In a former church in Anderlecht, Osk-ar realized the very first school for teenagers in Belgium. The architects looked for an appropriate set of spatial instruments for the school’s specific educational project. Pioneering work that could change the educational landscape.
The church, presbytery and outbuildings of Sint-Vincentius a Paulo in the Anderlecht neighbourhood of Scheut now make up a school for teenagers, one that only welcomes pupils from the third level of primary education (5th and 6th years) and the first level of secondary education (1st and 2nd years). A school for teenagers groups pupils according to their interests, talents and skills. Osk-ar was part of the ‘think team’ for the school for teenagers from the start in order to devise a spatial interpretation of the new educational concept. The architects designed a broad, open infrastructure with flexible learning and consultation areas. There are no fixed places or separate classrooms (except for management and administration). There is one vast space that can be divided up for small or large group activities, or for individual work or supervision. Children use laptops, mentors a whiteboard on wheels. Partitions, cupboards and other freestanding acoustic furniture – custom-designed by the architects – ensure a certain division into zones. It is a balancing act between providing a general view and creating a sense of security.
Near the reception hall, in the heart of the school, is a wide gallery where, in the morning, mentors and pupils go over the themes and tasks of the day together. Deeper in the building, a teaching kitchen takes centre stage. There is a stage area for performances and a music recording studio which, due to its intimate atmosphere and muted acoustics, is also a suitable place for one-to-one conversations between teenagers and mentors. The former church, complete with large, coloured stained-glass windows and marble-clad buttresses, now houses a gymnasium, a multipurpose room, a kitchen and a bar. According to the concept of the community school, these can also be used outside of school hours for community activities. A children’s climbing wall could be built in the church tower.

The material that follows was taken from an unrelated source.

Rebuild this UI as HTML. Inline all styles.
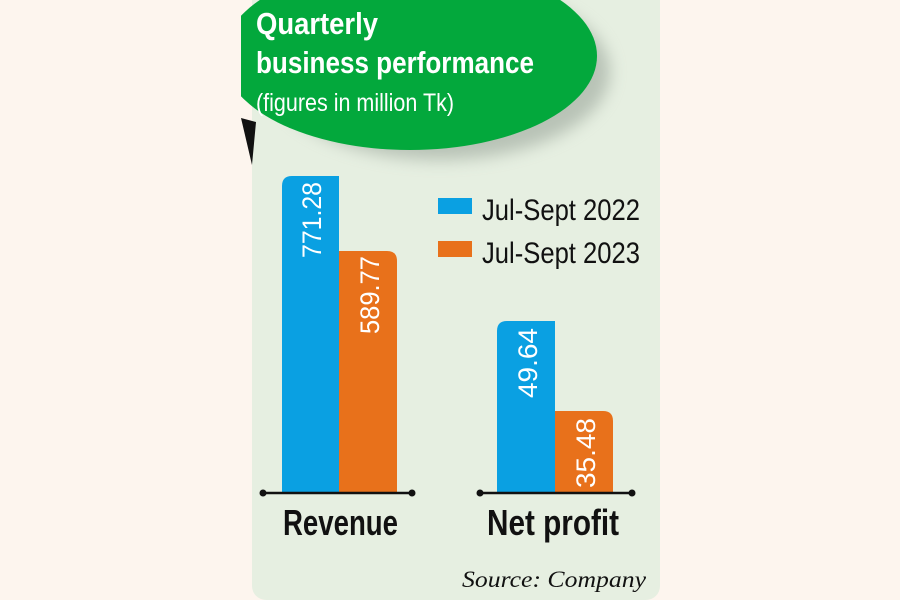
<!DOCTYPE html>
<html><head><meta charset="utf-8"><style>
html,body{margin:0;padding:0;background:#fdf5ee;}
svg{display:block}
text{font-family:"Liberation Sans Narrow","Liberation Sans",sans-serif;}
</style></head><body>
<svg width="900" height="600" viewBox="0 0 900 600" xmlns="http://www.w3.org/2000/svg">
<defs>
<clipPath id="pc"><rect x="252" y="-20" width="408" height="620" rx="14"/></clipPath>
<clipPath id="ec"><rect x="241" y="0" width="420" height="200"/></clipPath>
<filter id="sh" x="-20%" y="-20%" width="140%" height="150%"><feGaussianBlur stdDeviation="8"/></filter>
</defs>
<rect x="0" y="0" width="900" height="600" fill="#fdf5ee"/>
<g clip-path="url(#pc)">
<rect x="252" y="-20" width="408" height="620" fill="#e6efe1"/>
<ellipse cx="440" cy="72" rx="170" ry="88" fill="#9aa59a" opacity="0.6" filter="url(#sh)"/>
</g>
<g clip-path="url(#ec)">
<path d="M241 118 L256 122 L252 165 Z" fill="#111"/>
<ellipse cx="410" cy="56" rx="187" ry="94" fill="#03a83c"/>
</g>
<text x="256" y="34" font-size="31" font-weight="bold" fill="#fff" textLength="122" lengthAdjust="spacingAndGlyphs">Quarterly</text>
<text x="256" y="73" font-size="31" font-weight="bold" fill="#fff" textLength="278" lengthAdjust="spacingAndGlyphs">business performance</text>
<text x="256" y="111" font-size="25" fill="#fff" textLength="198" lengthAdjust="spacingAndGlyphs">(figures in million Tk)</text>

<path d="M282 492 V186 Q282 176 292 176 H339 V492 Z" fill="#0aa0e2"/>
<path d="M339 492 V251 H387 Q397 251 397 261 V492 Z" fill="#e8711b"/>
<path d="M497 492 V331 Q497 321 507 321 H555 V492 Z" fill="#0aa0e2"/>
<path d="M555 492 V411 H603 Q613 411 613 421 V492 Z" fill="#e8711b"/>

<g fill="#fff" font-size="27">
<text transform="translate(321,258) rotate(-90)" textLength="76" lengthAdjust="spacingAndGlyphs">771.28</text>
<text transform="translate(379,334) rotate(-90)" textLength="78" lengthAdjust="spacingAndGlyphs">589.77</text>
<text transform="translate(537,398) rotate(-90)" textLength="70" lengthAdjust="spacingAndGlyphs">49.64</text>
<text transform="translate(595,488) rotate(-90)" textLength="70" lengthAdjust="spacingAndGlyphs">35.48</text>
</g>

<rect x="438" y="198" width="34" height="16" fill="#0aa0e2"/>
<rect x="438" y="241" width="34" height="16" fill="#e8711b"/>
<text x="482" y="220" font-size="30" fill="#111" textLength="158" lengthAdjust="spacingAndGlyphs">Jul-Sept 2022</text>
<text x="482" y="263" font-size="30" fill="#111" textLength="158" lengthAdjust="spacingAndGlyphs">Jul-Sept 2023</text>

<g stroke="#111" stroke-width="2.5">
<line x1="263" y1="493" x2="412" y2="493"/>
<line x1="480" y1="493" x2="632" y2="493"/>
</g>
<g fill="#111">
<circle cx="263" cy="493" r="3.5"/><circle cx="412" cy="493" r="3.5"/>
<circle cx="480" cy="493" r="3.5"/><circle cx="632" cy="493" r="3.5"/>
</g>

<text x="283" y="535" font-size="36" font-weight="bold" fill="#111" textLength="115" lengthAdjust="spacingAndGlyphs">Revenue</text>
<text x="487" y="535" font-size="36" font-weight="bold" fill="#111" textLength="132" lengthAdjust="spacingAndGlyphs">Net profit</text>
<text x="462" y="587" font-size="23" font-style="italic" fill="#111" style="font-family:'Liberation Serif',serif" textLength="184" lengthAdjust="spacingAndGlyphs">Source: Company</text>
</svg>
</body></html>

In this extremely dense urban area, arranging playgrounds, outdoor rooms and patios of different sizes and at different levels is a bit of a puzzle. Both ends of the school site are connected by a play street, which all the buildings give out onto. The inner courtyard, staggered on three levels, is not only the main playground, but also forms the backbone of the entire site. But there are also other outdoor play, sports and relaxation areas. There is a forecourt with a patio on Ninoofsesteenweg, safely separated by a large arch construction. On the other side of the site, on the transversal ‘superstructure’ – a school for 15- to 18-year-olds – is a partially covered climbing frame with stunning views of the city. The various roofs of the school complex are home to a vegetable garden as well as to chickens and rabbits.
The unusual educational concept of the school for teenagers has led to a typological shift and a new set of spatial instruments. In this sense, the school in Anderlecht is much more than just another school of the future.